Coralee McGuire-Cyrette, executive director at Ontario Native Women’s Association, says there can be no true justice for Kentner’s family as her life has been lost.
“No sentencing can ever address the grief from her family and her community and the community as a whole,” McGuire-Cyrette says. “We also have to remember Brayden Bushby was participating in the normalization of violence against Indigenous women, particularly in Thunder Bay. The practice of throwing objects at Indigenous people and Indigenous women here in Thunder Bay is normalized, it’s been acceptable. We have to look at calling for transformational change to address this violence.”
McGuire-Cyrette notes that Bushby appealed his conviction and requested bail within hours of being sentenced by Pierce.

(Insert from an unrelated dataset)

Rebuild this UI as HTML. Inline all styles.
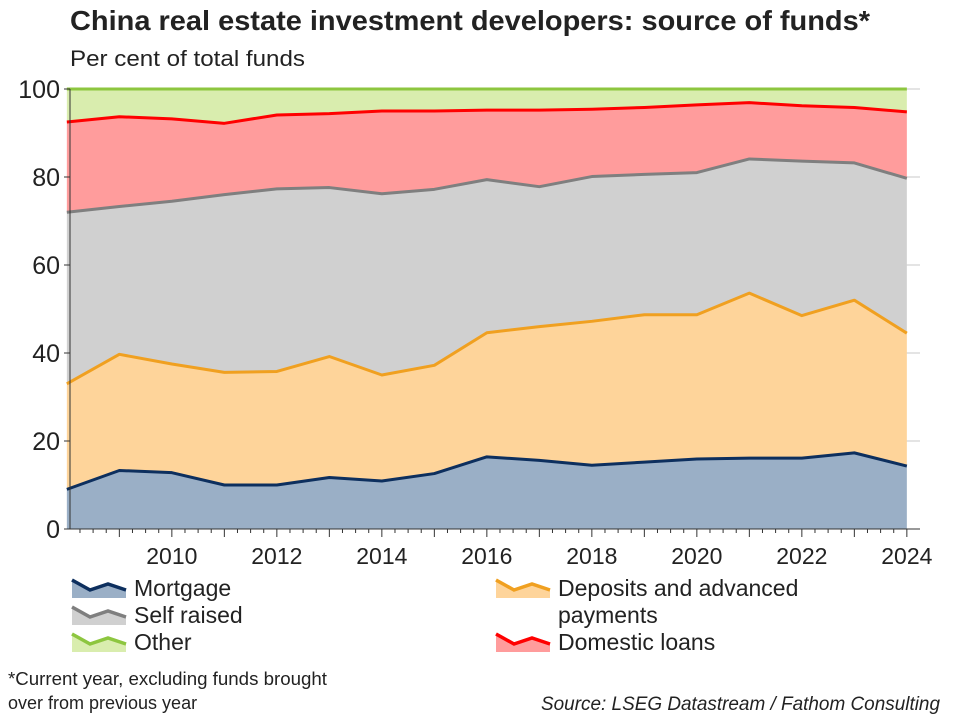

“We are so pleased that the Court of Appeal denied his request for bail,” McGuire-Cyrette says. “We are definitely very happy and pleased that the court denied the bail while he goes through the appeal process.”
Pierce stated in her Reasons for Sentence that Bushby treated the Kentner women like they were disposable and their lives and dignity were not worth his concern.
“When you threw that trailer hitch, the impact was both immediate and far-reaching,” Pierce states. “At the centre of the circle was Barbara Kentner. She was seriously injured. The complications from her injury caused her pain and hastened her death.”
Pierce adds that she concluded that Bushby knew he was throwing the trailer hitch at women and had minimized women, disrespected them and made them feel unsafe.
“Your actions are an affront to all women,” Pierce stated. “The court has also been told that it is a common experience for Indigenous people in Thunder Bay to have objects thrown at them from passing cars: eggs, drinks, bottles, bricks, garbage. You have joined in this disgusting activity. Now we can add trailer hitches to that list. You perpetuated the feeling of distrust and insecurity that Indigenous citizens in the community feel when they are on the streets.
You have confirmed that these assaults continue.”
Kiiwetinoong MPP Sol Mamakwa, NDP critic for Indigenous and Treaty Relations, and Toronto Centre MPP Suze Morrison, NDP critic for Missing and Murdered Indigenous Women and Girls Response, stated that the justice system has consistently failed Indigenous people in a press statement.
“This long-standing pattern has normalized violence against Indigenous women and girls and 2SLGBTQIA+ people,” Mamakwa and Morrison stated. “This pattern must be broken. The sentence today is just one part of the long healing process for Barbara Kentner’s family, who are still without their mother and sister. The Kentner family has asked for justice for Barbara, and for Thunder Bay to be safer for Indigenous people. The government of Ontario has a role to play to ensure that call is honoured.”
Mamakwa and Morrison also stated that the provincial government’s Pathways to Safety plan and the federal action plan in response to the National Inquiry into Missing and Murdered Indigenous Women and Girls’ findings cannot just sit on the shelf.
“The province must actively work to increase safety for Indigenous women and girls,” they stated. “A sentence for one man is a start, but not an end to Indigenous women and girls being the targets of an epidemic of violence, abuse, taking and killing.”